27 AUGUST 2005, Page 13

Mind your language

I think that, like a hosepipe ban, we might just be spared the permanent establishment of the term 7/7. After all, some people were inexplicably fond of the phrase Y2K, meaning 2000, and it seems as ridiculous now as platform soles for men.

I find 7/7 distasteful. It is non-native, and it makes claims for an event that unfortunately are unlikely to persist. The bombs of 7 July were certainly not as important as the atrocities of 11 September 2001, nor will they remain as memorable. It is only by a fluke that 7/7 is as transparent to British English-speakers as to American, for they put their days and months round the wrong way. It is this habit that momentarily makes me think every now and then that the attacks of 9/11 occurred on 9 November.

But even if you called it 7 July, I do not think it would stay long in our national consciousness. We do not name our streets and battleships after dates. In the Falklands war the Argentines had a ship called the 25 Mayo (pronounced ‘veinte cinco de Mayo’). To them this was the brave day in 1810 when the revolutionary movement for Argentine independence from Spain took a hopeful turn. For similar reasons the 2 Mayo means something to the Peruvians and Chileans deriving from their alliance in 1866 against Spain. For Spaniards, by contrast, 2 May was a notable date in quite a different year, commemorated, like the day after, by a painting by Goya.
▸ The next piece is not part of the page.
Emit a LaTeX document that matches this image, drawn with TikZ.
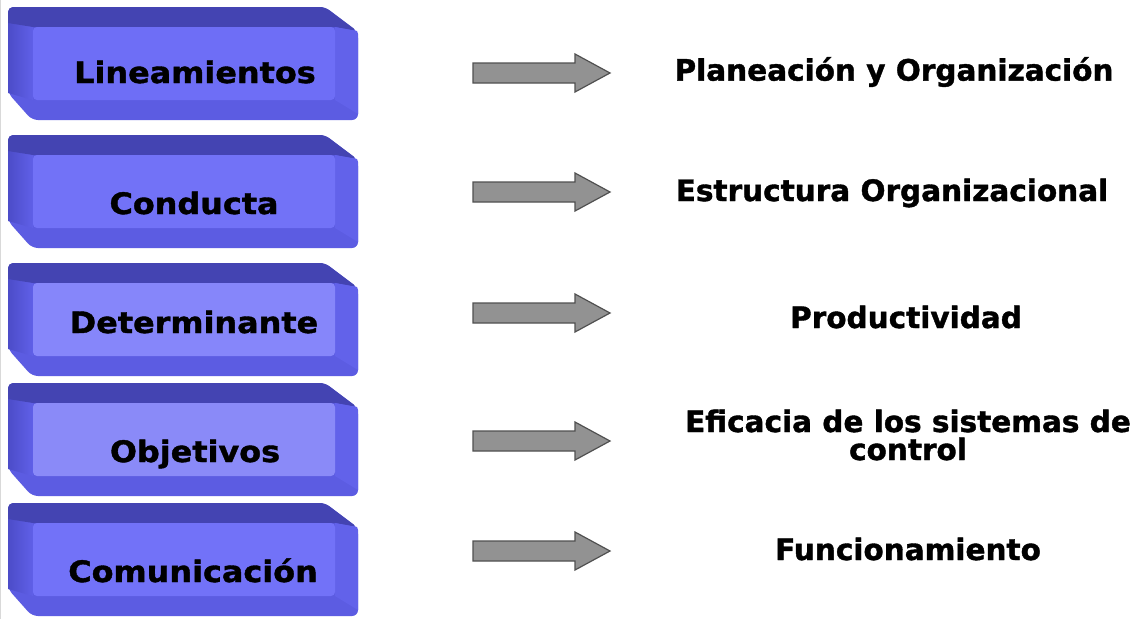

The poor Spaniards, who lost 192 in their own train bombings on 11 March 2004, are still unsure whether to call that disaster 11/3, or 3/11 in imitation of the Americans, or M-11, which looks to us like a motorway or an intelligence service.

Even perfectly idiomatic anniversaries soon lose their urgency. The British still regard Bloody Sunday (with the help of U2 — ‘How long must we sing this song?’ — and the interminable inquiry still in process) as referring to the fatal shootings of 30 January 1972. But for years it referred to 13 November 1883, when police and soldiers bravely dispersed a Socialist demonstration in Trafalgar Square, with the loss of two lives. A generation later, the term was taken up with reference to a deputation to St Petersburg on 22 January 1905, led by Father Gapon; the fatalities among the peasants were in the hundreds.

To give the day of the London bombings an American jingle of 7/7 (reminiscent of Seven Up, or 24/7) is a tawdry embellishment that demeans the reality.